La fille du cabinotier
“La fille du cabinotier” de Pierrette Frochaux aux Editions Plaisir de lire
Monique Misiego | Qu’est-ce qu’un cabinotier ? Un horloger tout simplement. On peut d’ores et déjà s’imaginer que ce roman se déroule dans le monde de l’horlogerie. Et que ce métier de cabinotier reste très précaire et tributaire de la conjoncture. Jeanne est une des filles du cabinotier. On est à la fin du XIXe siècle. A Genève. L’auteure dépeint la ville de façon réaliste, dans les lieux réputés, en bien ou en mal. On y rencontre des personnages historiques qui côtoient les personnages de ce roman.
Le contexte social est pauvre, une mère sans ressources, un père privé de travail car sa vue baisse. A cette époque-là, on peut très vite basculer car il n’y a pas ou très peu d’aides sous toutes leurs formes comme on les trouve maintenant. Quand on est issu d’un milieu modeste, tout est survie. Et quand on est issu des classes sociales défavorisées, il y a de très fortes chances qu’on y reste, et que nos enfants aussi à l’âge adulte. C’est ainsi, les riches entre eux, les pauvres restent pauvres.
Le catholicisme se frotte au calvinisme, c’est l’émergence des idées socialistes ou anarchistes, même le féminisme est déjà d’actualité, c’est dire que la lutte ne date pas d’hier. L’auteure s’appuie aussi sur des repères historiques comme la grève générale qui a suivi la première guerre mondiale, la grippe espagnole ou la crise boursière de 1929. Tous ces évènements auront un impact sur la population, surtout sur les plus modestes.

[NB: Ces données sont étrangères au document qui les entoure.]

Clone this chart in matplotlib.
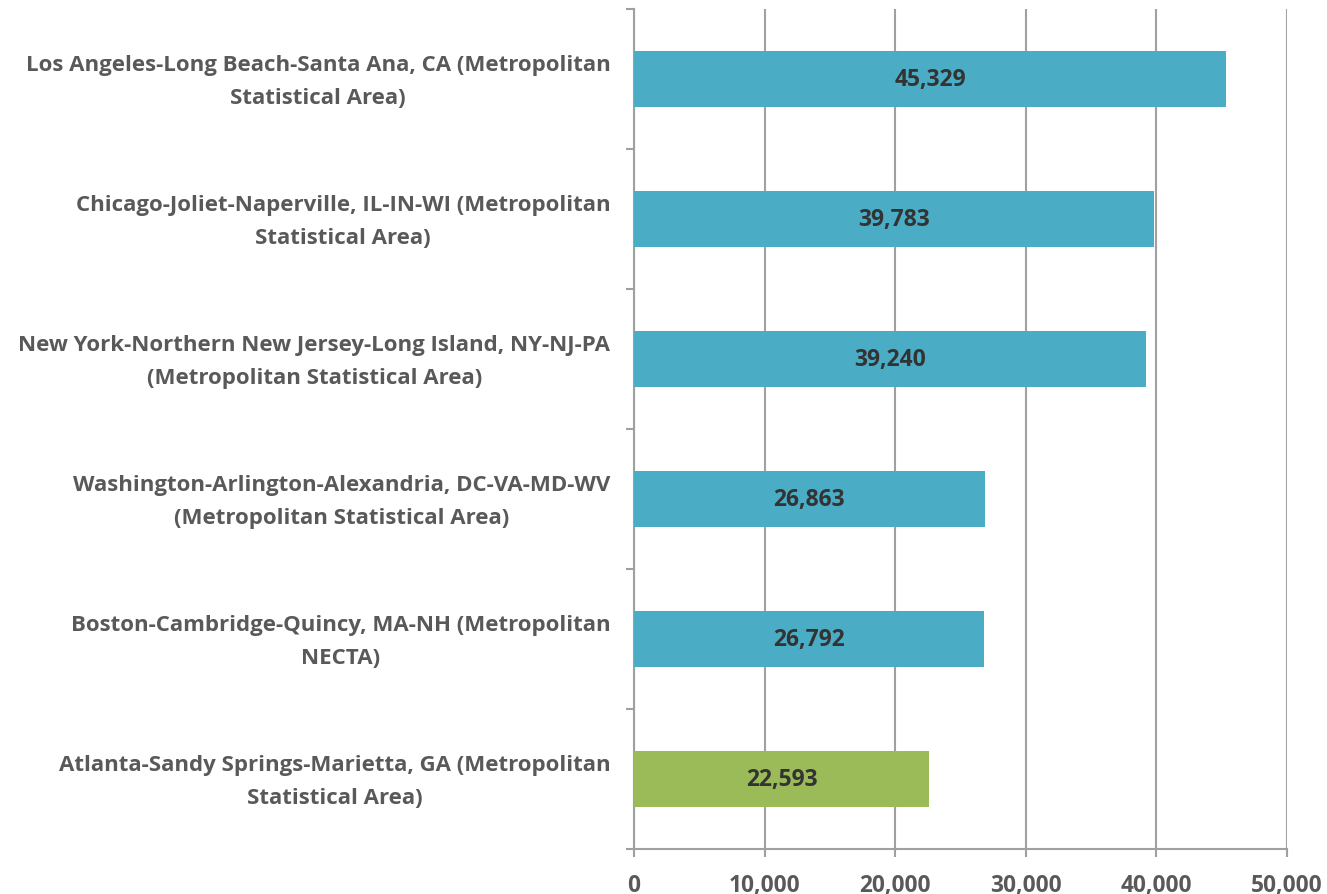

Vous l’aurez compris, on y parle surtout de misère, de grossesses non désirées, de la condition des femmes qui ne pouvaient pas dire ou faire grand-chose et de la condition des ouvriers. On comprend mieux toutes ces luttes sociales qui ont eu lieu depuis ce moment-là. Nous comprenons aussi que nos conditions de femmes, de travailleurs ont passablement évolué même si elles restent précaires. C’est un roman social avant tout, construit sur des personnages fictifs mais parfois aussi réels, sur des faits historiques, qui donnent à l’auteure l’occasion de parler des terribles dégâts que peuvent faire la misère et les dysfonctionnements familiaux qui vont souvent de pair. Et le manque de perspectives doublé du manque de confiance en soi qu’avaient les gens miséreux de l’époque ne fait rien pour arranger les choses. Dans ce contexte-là, quand on est pauvre, on le reste.

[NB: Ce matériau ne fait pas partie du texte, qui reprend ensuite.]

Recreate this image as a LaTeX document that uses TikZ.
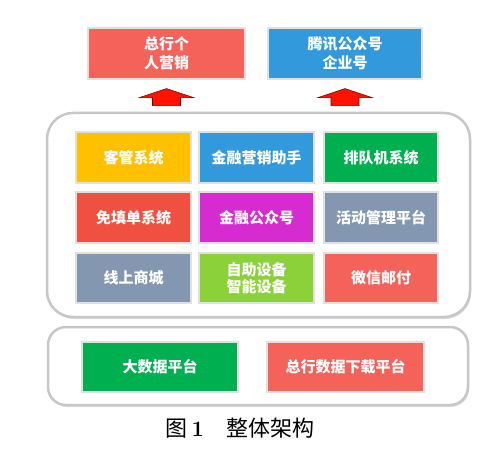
\documentclass[tikz,border=0pt]{standalone}
\usepackage{fontspec}
\newfontfamily\cjk{Noto Sans CJK SC}
\usetikzlibrary{shadows}

\definecolor{chengse}{HTML}{FFC000}
\definecolor{lanse}{HTML}{3399DD}
\definecolor{lvse}{HTML}{00B050}
\definecolor{hongse}{HTML}{F05040}
\definecolor{zise}{HTML}{D62BD0}
\definecolor{huilan}{HTML}{8497B0}
\definecolor{qianlv}{HTML}{8BD13A}
\definecolor{qianhong}{HTML}{F5625A}

\begin{document}
\begin{tikzpicture}[x=1pt,y=-1pt,
    kuai/.style={draw=black!12, line width=1.2pt, text=white, align=center,
        inner sep=0pt, font=\cjk\bfseries\fontsize{15}{18}\selectfont},
    diban/.style={draw=black!22, line width=2.5pt, fill=white,
        drop shadow={shadow xshift=1pt, shadow yshift=-2pt, opacity=0.25}},
    jiantou/.style={fill=red!85!orange, draw=red!45!black, line width=0.6pt}]
    \useasboundingbox (0,0) rectangle (500,465);

    % 两块底板
    \draw[diban, rounded corners=26pt] (47,113) rectangle (470,317);
    \draw[diban, rounded corners=18pt] (48,327) rectangle (468,405);

    % 顶层
    \node[kuai, fill=qianhong, minimum width=157pt, minimum height=51pt,
        font=\cjk\bfseries\fontsize{15}{19}\selectfont] (geren) at (166.5,53.5) {总行个\\人营销};
    \node[kuai, fill=lanse, minimum width=154pt, minimum height=51pt,
        font=\cjk\bfseries\fontsize{15}{19}\selectfont] (tengxun) at (345,53.5) {腾讯公众号\\企业号};

    % 中间九宫格
    \node[kuai, fill=chengse, minimum width=115pt, minimum height=51pt] (keguan) at (133.5,157.5) {客管系统};
    \node[kuai, fill=lanse, minimum width=115pt, minimum height=51pt] (zhushou) at (256.5,157.5) {金融营销助手};
    \node[kuai, fill=lvse, minimum width=114pt, minimum height=51pt] (paidui) at (381,157.5) {排队机系统};
    \node[kuai, fill=hongse, minimum width=115pt, minimum height=51pt] (mianti) at (133.5,217.5) {免填单系统};
    \node[kuai, fill=zise, minimum width=115pt, minimum height=51pt] (gongzhong) at (256.5,217.5) {金融公众号};
    \node[kuai, fill=huilan, minimum width=114pt, minimum height=51pt] (huodong) at (381,217.5) {活动管理平台};
    \node[kuai, fill=huilan, minimum width=115pt, minimum height=50pt] (shangcheng) at (133.5,278) {线上商城};
    \node[kuai, fill=qianlv, minimum width=115pt, minimum height=50pt,
        font=\cjk\bfseries\fontsize{15}{17}\selectfont] (shebei) at (256.5,278) {自助设备\\智能设备};
    \node[kuai, fill=qianhong, minimum width=114pt, minimum height=50pt] (youfu) at (381,278) {微信邮付};

    % 底层
    \node[kuai, fill=lvse, minimum width=156pt, minimum height=50pt] (dashuju) at (160,367) {大数据平台};
    \node[kuai, fill=qianhong, minimum width=157pt, minimum height=50pt] (xiazai) at (345.5,367) {总行数据下载平台};

    % 向上箭头
    \foreach \b in {geren,tengxun} {
        \draw[jiantou] ([yshift=-9pt]\b.south) -- ++(27,9) -- ++(-13,0) -- ++(0,8)
            -- ++(-28,0) -- ++(0,-8) -- ++(-13,0) -- cycle;
    }

    \node[font=\fontsize{22}{24}\selectfont] (tiaoti) at (240,428)
        {{\cjk 图}\,\textbf{1}\hspace{1em}{\cjk 整体架构}};
\end{tikzpicture}
\end{document}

L’histoire maintenant. Jeanne est dès son enfance confrontée à ce monde de détresse sociale. Elle-même aura trois enfants, mais ses conditions de vie sont si désastreuses qu’elle devra se résoudre à les abandonner à son tour. Malgré de courtes éclaircies de bonheur, en dépit de quelques amitiés sincères et d’un peu de bienveillance, la misère, la maladie, l’impossibilité de sortir de sa condition la condamnent à une lutte sans fin pour une vie plus digne. Il y a Ernest, son père, autoritaire mais juste, qui a pu garder ses enfants sous son toit – du moins ceux qui ont survécu. Elle n’aura pas cette chance, ayant affaire toute sa vie à ces orphelinats qui prendront en charge les enfants qu’elle ne peut assumer.
On pourrait penser que c’est un roman très noir, mais il n’en est rien. Elle décrit simplement la vie de cette époque, ni plus ni moins, et même si la vie n’était pas facile, il y a tout de mêmes quelques moments de bonheur. Des bonheurs simples mais des bonheurs quand-même.
Pierrette Frochaux est née à la Fusterie, à Genève, en 1949. Elle est libraire de formation. En 1974, elle quitte sa ville natale pour se marier et s’installer à Lausanne. Elle renonce définitivement à la librairie en 1999, et devient documentaliste puis archiviste. Elle est aujourd’hui retraitée. Elle a publié « Nos chers protégés » aux Editions d’En Bas, en 2015.